*INSTRUCTIONS TO FOLLOW*.
Look through the lines below and extract any with the word "that".
Begin PROVIDED ENTRIES
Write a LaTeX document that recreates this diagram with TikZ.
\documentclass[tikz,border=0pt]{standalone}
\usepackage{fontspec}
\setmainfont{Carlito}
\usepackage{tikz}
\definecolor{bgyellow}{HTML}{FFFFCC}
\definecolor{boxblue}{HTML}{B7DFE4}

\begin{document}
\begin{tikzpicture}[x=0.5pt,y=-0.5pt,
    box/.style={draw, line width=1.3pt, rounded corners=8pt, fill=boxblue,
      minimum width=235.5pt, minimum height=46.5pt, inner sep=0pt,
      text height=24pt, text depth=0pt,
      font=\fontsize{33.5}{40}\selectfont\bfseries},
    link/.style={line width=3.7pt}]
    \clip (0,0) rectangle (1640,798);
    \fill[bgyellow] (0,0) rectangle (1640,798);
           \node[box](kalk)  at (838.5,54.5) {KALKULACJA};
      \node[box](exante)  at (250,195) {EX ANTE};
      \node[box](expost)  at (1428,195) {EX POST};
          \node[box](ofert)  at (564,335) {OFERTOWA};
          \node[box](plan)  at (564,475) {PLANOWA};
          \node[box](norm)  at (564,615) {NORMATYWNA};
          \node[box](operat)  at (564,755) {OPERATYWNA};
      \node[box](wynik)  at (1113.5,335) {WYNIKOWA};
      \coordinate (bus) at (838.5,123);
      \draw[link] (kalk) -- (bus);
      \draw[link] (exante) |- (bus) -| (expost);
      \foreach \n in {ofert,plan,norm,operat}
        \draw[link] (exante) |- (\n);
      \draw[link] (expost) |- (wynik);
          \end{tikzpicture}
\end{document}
End PROVIDED ENTRIES
Begin PROVIDED ENTRIES
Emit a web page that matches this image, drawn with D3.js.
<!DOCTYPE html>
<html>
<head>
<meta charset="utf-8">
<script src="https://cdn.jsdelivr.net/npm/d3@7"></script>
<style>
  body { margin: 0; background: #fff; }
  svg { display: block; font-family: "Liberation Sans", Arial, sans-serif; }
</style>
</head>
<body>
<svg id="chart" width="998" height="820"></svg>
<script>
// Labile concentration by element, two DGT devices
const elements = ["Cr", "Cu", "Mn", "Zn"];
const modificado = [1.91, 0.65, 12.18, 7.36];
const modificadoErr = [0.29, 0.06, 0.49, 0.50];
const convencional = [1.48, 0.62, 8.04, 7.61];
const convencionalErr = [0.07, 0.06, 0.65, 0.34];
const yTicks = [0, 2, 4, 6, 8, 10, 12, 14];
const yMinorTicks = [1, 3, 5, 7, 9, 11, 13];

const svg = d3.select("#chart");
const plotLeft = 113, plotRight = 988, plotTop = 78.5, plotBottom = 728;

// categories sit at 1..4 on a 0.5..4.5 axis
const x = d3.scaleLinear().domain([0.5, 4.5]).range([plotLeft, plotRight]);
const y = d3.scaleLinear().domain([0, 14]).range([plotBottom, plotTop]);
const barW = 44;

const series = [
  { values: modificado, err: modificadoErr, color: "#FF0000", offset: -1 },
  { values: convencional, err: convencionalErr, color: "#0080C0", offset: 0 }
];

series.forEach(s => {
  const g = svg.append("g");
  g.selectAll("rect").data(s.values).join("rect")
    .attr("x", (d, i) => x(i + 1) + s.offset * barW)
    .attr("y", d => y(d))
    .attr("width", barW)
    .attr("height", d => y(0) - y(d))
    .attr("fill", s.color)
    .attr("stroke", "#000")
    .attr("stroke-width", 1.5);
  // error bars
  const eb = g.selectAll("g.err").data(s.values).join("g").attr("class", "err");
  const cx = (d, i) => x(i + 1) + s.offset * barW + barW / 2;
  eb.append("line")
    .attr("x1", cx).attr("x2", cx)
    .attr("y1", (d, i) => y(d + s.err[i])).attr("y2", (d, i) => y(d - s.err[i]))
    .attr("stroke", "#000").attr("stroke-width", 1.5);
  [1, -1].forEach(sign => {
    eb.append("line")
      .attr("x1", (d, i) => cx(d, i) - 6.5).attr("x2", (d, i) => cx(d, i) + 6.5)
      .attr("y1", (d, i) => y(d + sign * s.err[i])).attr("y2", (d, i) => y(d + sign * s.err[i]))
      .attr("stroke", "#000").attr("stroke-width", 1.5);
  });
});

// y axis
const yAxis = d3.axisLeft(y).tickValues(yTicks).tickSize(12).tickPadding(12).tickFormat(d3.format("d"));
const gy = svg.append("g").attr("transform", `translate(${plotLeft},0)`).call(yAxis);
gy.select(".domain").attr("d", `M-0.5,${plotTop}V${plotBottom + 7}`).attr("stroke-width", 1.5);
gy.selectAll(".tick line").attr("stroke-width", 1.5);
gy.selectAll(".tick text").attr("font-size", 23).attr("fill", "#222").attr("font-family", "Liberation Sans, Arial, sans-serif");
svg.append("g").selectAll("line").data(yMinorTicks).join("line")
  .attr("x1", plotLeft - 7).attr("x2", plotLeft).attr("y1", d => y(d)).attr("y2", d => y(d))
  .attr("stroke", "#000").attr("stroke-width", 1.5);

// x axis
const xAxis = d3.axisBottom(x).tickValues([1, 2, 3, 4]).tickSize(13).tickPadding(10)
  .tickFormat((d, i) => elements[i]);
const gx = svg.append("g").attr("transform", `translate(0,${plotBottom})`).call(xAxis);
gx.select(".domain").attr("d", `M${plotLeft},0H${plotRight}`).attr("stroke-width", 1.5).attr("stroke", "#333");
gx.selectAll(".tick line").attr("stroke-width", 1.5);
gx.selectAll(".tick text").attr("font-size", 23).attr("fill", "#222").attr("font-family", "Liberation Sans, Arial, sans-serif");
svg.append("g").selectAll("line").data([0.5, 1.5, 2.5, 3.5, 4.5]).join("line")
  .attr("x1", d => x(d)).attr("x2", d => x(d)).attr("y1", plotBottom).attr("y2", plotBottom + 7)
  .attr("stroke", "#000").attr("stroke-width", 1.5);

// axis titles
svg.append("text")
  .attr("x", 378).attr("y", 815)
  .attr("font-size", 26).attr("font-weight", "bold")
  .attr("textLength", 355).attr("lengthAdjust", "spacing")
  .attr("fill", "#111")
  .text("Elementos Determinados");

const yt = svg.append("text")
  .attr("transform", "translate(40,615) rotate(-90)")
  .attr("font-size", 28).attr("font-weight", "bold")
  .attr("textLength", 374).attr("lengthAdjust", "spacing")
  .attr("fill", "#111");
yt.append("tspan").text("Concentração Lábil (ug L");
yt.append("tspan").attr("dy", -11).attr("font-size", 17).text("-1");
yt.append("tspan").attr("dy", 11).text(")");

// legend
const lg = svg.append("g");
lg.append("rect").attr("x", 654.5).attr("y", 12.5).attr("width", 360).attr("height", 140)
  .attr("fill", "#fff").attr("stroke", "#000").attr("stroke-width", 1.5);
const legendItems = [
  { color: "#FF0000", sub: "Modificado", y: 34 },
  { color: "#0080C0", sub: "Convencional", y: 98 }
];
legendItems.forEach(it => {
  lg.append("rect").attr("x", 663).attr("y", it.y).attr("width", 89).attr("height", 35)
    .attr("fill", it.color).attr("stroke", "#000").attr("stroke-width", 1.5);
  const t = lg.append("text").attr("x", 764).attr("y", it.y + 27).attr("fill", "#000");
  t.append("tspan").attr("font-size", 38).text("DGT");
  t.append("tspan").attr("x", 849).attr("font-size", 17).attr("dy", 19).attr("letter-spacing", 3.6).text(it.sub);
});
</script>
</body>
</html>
End PROVIDED ENTRIES
*ANSWER TO THE PROBLEM*.
Write a LaTeX document that recreates this diagram with TikZ.
Emit a web page that matches this image, drawn with D3.js.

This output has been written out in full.